- **Problem details**
From the first line of the listing below, retype each line up to and including the one with "ms=7, label='UP3000-HM5042/UP3000-HM10022', zorder=3)"; pictures stay out.

[Start Information provided]

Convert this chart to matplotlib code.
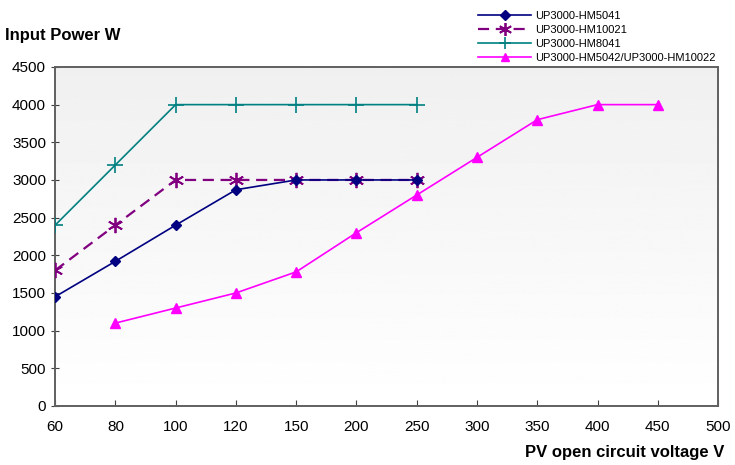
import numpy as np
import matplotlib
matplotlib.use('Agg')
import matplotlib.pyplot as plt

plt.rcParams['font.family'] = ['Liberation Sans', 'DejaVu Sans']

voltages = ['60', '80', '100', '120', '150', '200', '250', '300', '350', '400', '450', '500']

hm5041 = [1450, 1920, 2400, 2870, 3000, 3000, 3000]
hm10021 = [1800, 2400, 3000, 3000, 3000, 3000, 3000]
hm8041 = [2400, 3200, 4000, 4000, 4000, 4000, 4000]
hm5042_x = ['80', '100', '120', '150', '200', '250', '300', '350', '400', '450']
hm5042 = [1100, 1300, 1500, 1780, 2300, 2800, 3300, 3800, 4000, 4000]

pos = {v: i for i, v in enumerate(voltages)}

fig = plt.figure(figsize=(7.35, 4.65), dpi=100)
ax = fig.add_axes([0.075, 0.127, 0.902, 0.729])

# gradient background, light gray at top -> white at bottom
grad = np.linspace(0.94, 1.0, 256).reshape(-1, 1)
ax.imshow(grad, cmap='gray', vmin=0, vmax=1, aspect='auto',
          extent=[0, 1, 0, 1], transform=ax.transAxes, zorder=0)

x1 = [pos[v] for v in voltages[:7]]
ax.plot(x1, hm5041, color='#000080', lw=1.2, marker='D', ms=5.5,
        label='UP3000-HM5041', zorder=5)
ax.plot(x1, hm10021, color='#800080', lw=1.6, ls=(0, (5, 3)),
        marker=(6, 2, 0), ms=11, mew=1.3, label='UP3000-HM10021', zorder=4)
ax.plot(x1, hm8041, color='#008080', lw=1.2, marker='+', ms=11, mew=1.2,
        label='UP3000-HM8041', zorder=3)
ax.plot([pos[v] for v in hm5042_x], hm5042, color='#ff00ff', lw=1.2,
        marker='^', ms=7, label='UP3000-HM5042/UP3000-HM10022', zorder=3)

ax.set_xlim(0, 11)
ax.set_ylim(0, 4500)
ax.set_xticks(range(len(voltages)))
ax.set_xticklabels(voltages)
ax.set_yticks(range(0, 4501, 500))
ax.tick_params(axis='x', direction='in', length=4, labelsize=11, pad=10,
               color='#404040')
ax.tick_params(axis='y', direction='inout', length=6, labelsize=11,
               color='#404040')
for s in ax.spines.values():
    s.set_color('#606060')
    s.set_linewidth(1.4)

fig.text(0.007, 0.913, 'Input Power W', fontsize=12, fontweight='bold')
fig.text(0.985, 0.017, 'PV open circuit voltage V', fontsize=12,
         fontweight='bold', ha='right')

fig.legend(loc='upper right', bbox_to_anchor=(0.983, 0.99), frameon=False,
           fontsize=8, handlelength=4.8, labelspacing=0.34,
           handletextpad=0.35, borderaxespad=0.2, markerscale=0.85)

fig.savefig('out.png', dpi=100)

[End Information provided]

- **Final result**
Convert this chart to matplotlib code.
import numpy as np
import matplotlib
matplotlib.use('Agg')
import matplotlib.pyplot as plt

plt.rcParams['font.family'] = ['Liberation Sans', 'DejaVu Sans']

voltages = ['60', '80', '100', '120', '150', '200', '250', '300', '350', '400', '450', '500']

hm5041 = [1450, 1920, 2400, 2870, 3000, 3000, 3000]
hm10021 = [1800, 2400, 3000, 3000, 3000, 3000, 3000]
hm8041 = [2400, 3200, 4000, 4000, 4000, 4000, 4000]
hm5042_x = ['80', '100', '120', '150', '200', '250', '300', '350', '400', '450']
hm5042 = [1100, 1300, 1500, 1780, 2300, 2800, 3300, 3800, 4000, 4000]

pos = {v: i for i, v in enumerate(voltages)}

fig = plt.figure(figsize=(7.35, 4.65), dpi=100)
ax = fig.add_axes([0.075, 0.127, 0.902, 0.729])

# gradient background, light gray at top -> white at bottom
grad = np.linspace(0.94, 1.0, 256).reshape(-1, 1)
ax.imshow(grad, cmap='gray', vmin=0, vmax=1, aspect='auto',
          extent=[0, 1, 0, 1], transform=ax.transAxes, zorder=0)

x1 = [pos[v] for v in voltages[:7]]
ax.plot(x1, hm5041, color='#000080', lw=1.2, marker='D', ms=5.5,
        label='UP3000-HM5041', zorder=5)
ax.plot(x1, hm10021, color='#800080', lw=1.6, ls=(0, (5, 3)),
        marker=(6, 2, 0), ms=11, mew=1.3, label='UP3000-HM10021', zorder=4)
ax.plot(x1, hm8041, color='#008080', lw=1.2, marker='+', ms=11, mew=1.2,
        label='UP3000-HM8041', zorder=3)
ax.plot([pos[v] for v in hm5042_x], hm5042, color='#ff00ff', lw=1.2,
        marker='^', ms=7, label='UP3000-HM5042/UP3000-HM10022', zorder=3)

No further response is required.